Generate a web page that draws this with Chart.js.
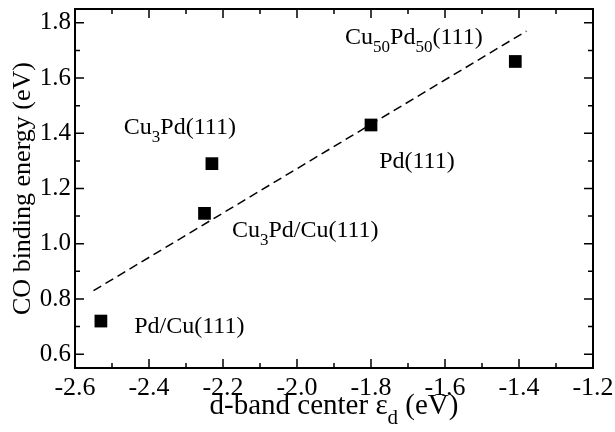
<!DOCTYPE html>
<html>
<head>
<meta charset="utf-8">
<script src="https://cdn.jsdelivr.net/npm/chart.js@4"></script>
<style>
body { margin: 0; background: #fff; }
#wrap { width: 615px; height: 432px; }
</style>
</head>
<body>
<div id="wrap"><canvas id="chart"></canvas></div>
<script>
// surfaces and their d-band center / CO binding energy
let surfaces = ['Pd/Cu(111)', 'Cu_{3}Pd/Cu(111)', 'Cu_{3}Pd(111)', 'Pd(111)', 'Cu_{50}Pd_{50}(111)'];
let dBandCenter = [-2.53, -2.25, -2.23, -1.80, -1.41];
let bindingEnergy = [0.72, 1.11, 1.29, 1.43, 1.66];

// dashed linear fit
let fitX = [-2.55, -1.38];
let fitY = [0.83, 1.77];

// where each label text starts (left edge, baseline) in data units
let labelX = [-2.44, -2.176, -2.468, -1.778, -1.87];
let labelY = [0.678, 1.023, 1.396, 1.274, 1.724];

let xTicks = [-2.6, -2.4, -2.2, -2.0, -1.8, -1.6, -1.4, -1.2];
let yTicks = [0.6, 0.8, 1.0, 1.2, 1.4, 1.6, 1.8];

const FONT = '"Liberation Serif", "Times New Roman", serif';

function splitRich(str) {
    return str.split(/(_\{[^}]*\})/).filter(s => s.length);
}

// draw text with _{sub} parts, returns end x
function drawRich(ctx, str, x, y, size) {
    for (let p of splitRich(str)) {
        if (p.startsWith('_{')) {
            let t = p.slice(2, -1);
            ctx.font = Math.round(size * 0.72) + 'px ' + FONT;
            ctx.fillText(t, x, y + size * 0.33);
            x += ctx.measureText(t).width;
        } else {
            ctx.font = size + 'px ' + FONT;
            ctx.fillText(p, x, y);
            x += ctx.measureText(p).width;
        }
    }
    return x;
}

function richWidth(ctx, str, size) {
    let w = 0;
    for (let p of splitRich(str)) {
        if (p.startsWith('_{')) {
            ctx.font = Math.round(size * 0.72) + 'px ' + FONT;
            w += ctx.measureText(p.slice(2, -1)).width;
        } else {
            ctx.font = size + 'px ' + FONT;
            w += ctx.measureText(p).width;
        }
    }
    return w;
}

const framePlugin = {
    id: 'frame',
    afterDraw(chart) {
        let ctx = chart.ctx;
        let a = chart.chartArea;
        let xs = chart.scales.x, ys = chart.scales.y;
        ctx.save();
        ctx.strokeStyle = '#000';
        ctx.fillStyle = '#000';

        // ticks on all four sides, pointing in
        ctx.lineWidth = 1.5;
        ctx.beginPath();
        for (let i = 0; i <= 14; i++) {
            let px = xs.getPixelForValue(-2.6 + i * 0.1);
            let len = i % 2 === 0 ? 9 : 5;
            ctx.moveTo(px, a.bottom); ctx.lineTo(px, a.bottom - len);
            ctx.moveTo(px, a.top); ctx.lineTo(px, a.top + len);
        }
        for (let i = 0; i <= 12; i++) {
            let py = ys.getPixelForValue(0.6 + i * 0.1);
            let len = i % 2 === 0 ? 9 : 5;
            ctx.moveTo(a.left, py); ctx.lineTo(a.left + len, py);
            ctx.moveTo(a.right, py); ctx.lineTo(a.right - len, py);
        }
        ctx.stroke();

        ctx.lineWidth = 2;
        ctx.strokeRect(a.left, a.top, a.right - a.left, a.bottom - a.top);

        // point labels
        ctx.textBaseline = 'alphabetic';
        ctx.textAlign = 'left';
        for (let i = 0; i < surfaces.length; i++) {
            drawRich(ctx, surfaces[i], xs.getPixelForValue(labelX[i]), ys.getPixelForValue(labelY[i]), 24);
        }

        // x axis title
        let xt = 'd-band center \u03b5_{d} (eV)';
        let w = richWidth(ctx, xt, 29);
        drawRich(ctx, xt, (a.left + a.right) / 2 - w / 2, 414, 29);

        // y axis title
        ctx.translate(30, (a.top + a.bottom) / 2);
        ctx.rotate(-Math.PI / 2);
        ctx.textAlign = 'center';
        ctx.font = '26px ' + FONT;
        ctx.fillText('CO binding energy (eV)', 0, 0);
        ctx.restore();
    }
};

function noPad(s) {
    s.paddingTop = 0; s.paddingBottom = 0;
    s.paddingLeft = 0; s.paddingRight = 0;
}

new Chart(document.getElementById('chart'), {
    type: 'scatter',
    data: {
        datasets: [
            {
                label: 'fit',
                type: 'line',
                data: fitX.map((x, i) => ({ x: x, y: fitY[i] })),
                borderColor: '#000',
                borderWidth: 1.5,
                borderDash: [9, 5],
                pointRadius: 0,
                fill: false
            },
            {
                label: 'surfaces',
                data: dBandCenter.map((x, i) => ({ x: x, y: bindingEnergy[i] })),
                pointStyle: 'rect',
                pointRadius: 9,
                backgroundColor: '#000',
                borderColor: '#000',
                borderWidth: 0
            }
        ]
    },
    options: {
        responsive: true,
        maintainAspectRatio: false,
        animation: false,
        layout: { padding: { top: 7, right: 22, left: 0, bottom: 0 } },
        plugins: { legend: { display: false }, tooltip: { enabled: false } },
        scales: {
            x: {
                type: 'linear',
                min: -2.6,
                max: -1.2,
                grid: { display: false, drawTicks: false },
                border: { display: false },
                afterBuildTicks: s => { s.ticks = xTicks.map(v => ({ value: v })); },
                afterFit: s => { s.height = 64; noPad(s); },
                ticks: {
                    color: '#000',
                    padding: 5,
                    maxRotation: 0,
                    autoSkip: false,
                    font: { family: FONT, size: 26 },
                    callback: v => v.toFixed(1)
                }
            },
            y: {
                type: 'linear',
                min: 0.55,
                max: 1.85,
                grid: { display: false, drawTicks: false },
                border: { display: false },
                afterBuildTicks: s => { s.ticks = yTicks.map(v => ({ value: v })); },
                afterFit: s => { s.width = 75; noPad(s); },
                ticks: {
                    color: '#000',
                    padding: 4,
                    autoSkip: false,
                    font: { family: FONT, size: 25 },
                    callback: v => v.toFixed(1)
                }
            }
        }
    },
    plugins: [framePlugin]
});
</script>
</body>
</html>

------------------------------------

■ Exercise objective ■
Quote the material in full and exactly; do not carry over its pictures.

■ Response for this exercise ■
Generate a web page that draws this with Chart.js.
<!DOCTYPE html>
<html>
<head>
<meta charset="utf-8">
<script src="https://cdn.jsdelivr.net/npm/chart.js@4"></script>
<style>
body { margin: 0; background: #fff; }
#wrap { width: 615px; height: 432px; }
</style>
</head>
<body>
<div id="wrap"><canvas id="chart"></canvas></div>
<script>
// surfaces and their d-band center / CO binding energy
let surfaces = ['Pd/Cu(111)', 'Cu_{3}Pd/Cu(111)', 'Cu_{3}Pd(111)', 'Pd(111)', 'Cu_{50}Pd_{50}(111)'];
let dBandCenter = [-2.53, -2.25, -2.23, -1.80, -1.41];
let bindingEnergy = [0.72, 1.11, 1.29, 1.43, 1.66];

// dashed linear fit
let fitX = [-2.55, -1.38];
let fitY = [0.83, 1.77];

// where each label text starts (left edge, baseline) in data units
let labelX = [-2.44, -2.176, -2.468, -1.778, -1.87];
let labelY = [0.678, 1.023, 1.396, 1.274, 1.724];

let xTicks = [-2.6, -2.4, -2.2, -2.0, -1.8, -1.6, -1.4, -1.2];
let yTicks = [0.6, 0.8, 1.0, 1.2, 1.4, 1.6, 1.8];

const FONT = '"Liberation Serif", "Times New Roman", serif';

function splitRich(str) {
    return str.split(/(_\{[^}]*\})/).filter(s => s.length);
}

// draw text with _{sub} parts, returns end x
function drawRich(ctx, str, x, y, size) {
    for (let p of splitRich(str)) {
        if (p.startsWith('_{')) {
            let t = p.slice(2, -1);
            ctx.font = Math.round(size * 0.72) + 'px ' + FONT;
            ctx.fillText(t, x, y + size * 0.33);
            x += ctx.measureText(t).width;
        } else {
            ctx.font = size + 'px ' + FONT;
            ctx.fillText(p, x, y);
            x += ctx.measureText(p).width;
        }
    }
    return x;
}

function richWidth(ctx, str, size) {
    let w = 0;
    for (let p of splitRich(str)) {
        if (p.startsWith('_{')) {
            ctx.font = Math.round(size * 0.72) + 'px ' + FONT;
            w += ctx.measureText(p.slice(2, -1)).width;
        } else {
            ctx.font = size + 'px ' + FONT;
            w += ctx.measureText(p).width;
        }
    }
    return w;
}

const framePlugin = {
    id: 'frame',
    afterDraw(chart) {
        let ctx = chart.ctx;
        let a = chart.chartArea;
        let xs = chart.scales.x, ys = chart.scales.y;
        ctx.save();
        ctx.strokeStyle = '#000';
        ctx.fillStyle = '#000';

        // ticks on all four sides, pointing in
        ctx.lineWidth = 1.5;
        ctx.beginPath();
        for (let i = 0; i <= 14; i++) {
            let px = xs.getPixelForValue(-2.6 + i * 0.1);
            let len = i % 2 === 0 ? 9 : 5;
            ctx.moveTo(px, a.bottom); ctx.lineTo(px, a.bottom - len);
            ctx.moveTo(px, a.top); ctx.lineTo(px, a.top + len);
        }
        for (let i = 0; i <= 12; i++) {
            let py = ys.getPixelForValue(0.6 + i * 0.1);
            let len = i % 2 === 0 ? 9 : 5;
            ctx.moveTo(a.left, py); ctx.lineTo(a.left + len, py);
            ctx.moveTo(a.right, py); ctx.lineTo(a.right - len, py);
        }
        ctx.stroke();

        ctx.lineWidth = 2;
        ctx.strokeRect(a.left, a.top, a.right - a.left, a.bottom - a.top);

        // point labels
        ctx.textBaseline = 'alphabetic';
        ctx.textAlign = 'left';
        for (let i = 0; i < surfaces.length; i++) {
            drawRich(ctx, surfaces[i], xs.getPixelForValue(labelX[i]), ys.getPixelForValue(labelY[i]), 24);
        }

        // x axis title
        let xt = 'd-band center \u03b5_{d} (eV)';
        let w = richWidth(ctx, xt, 29);
        drawRich(ctx, xt, (a.left + a.right) / 2 - w / 2, 414, 29);

        // y axis title
        ctx.translate(30, (a.top + a.bottom) / 2);
        ctx.rotate(-Math.PI / 2);
        ctx.textAlign = 'center';
        ctx.font = '26px ' + FONT;
        ctx.fillText('CO binding energy (eV)', 0, 0);
        ctx.restore();
    }
};

function noPad(s) {
    s.paddingTop = 0; s.paddingBottom = 0;
    s.paddingLeft = 0; s.paddingRight = 0;
}

new Chart(document.getElementById('chart'), {
    type: 'scatter',
    data: {
        datasets: [
            {
                label: 'fit',
                type: 'line',
                data: fitX.map((x, i) => ({ x: x, y: fitY[i] })),
                borderColor: '#000',
                borderWidth: 1.5,
                borderDash: [9, 5],
                pointRadius: 0,
                fill: false
            },
            {
                label: 'surfaces',
                data: dBandCenter.map((x, i) => ({ x: x, y: bindingEnergy[i] })),
                pointStyle: 'rect',
                pointRadius: 9,
                backgroundColor: '#000',
                borderColor: '#000',
                borderWidth: 0
            }
        ]
    },
    options: {
        responsive: true,
        maintainAspectRatio: false,
        animation: false,
        layout: { padding: { top: 7, right: 22, left: 0, bottom: 0 } },
        plugins: { legend: { display: false }, tooltip: { enabled: false } },
        scales: {
            x: {
                type: 'linear',
                min: -2.6,
                max: -1.2,
                grid: { display: false, drawTicks: false },
                border: { display: false },
                afterBuildTicks: s => { s.ticks = xTicks.map(v => ({ value: v })); },
                afterFit: s => { s.height = 64; noPad(s); },
                ticks: {
                    color: '#000',
                    padding: 5,
                    maxRotation: 0,
                    autoSkip: false,
                    font: { family: FONT, size: 26 },
                    callback: v => v.toFixed(1)
                }
            },
            y: {
                type: 'linear',
                min: 0.55,
                max: 1.85,
                grid: { display: false, drawTicks: false },
                border: { display: false },
                afterBuildTicks: s => { s.ticks = yTicks.map(v => ({ value: v })); },
                afterFit: s => { s.width = 75; noPad(s); },
                ticks: {
                    color: '#000',
                    padding: 4,
                    autoSkip: false,
                    font: { family: FONT, size: 25 },
                    callback: v => v.toFixed(1)
                }
            }
        }
    },
    plugins: [framePlugin]
});
</script>
</body>
</html>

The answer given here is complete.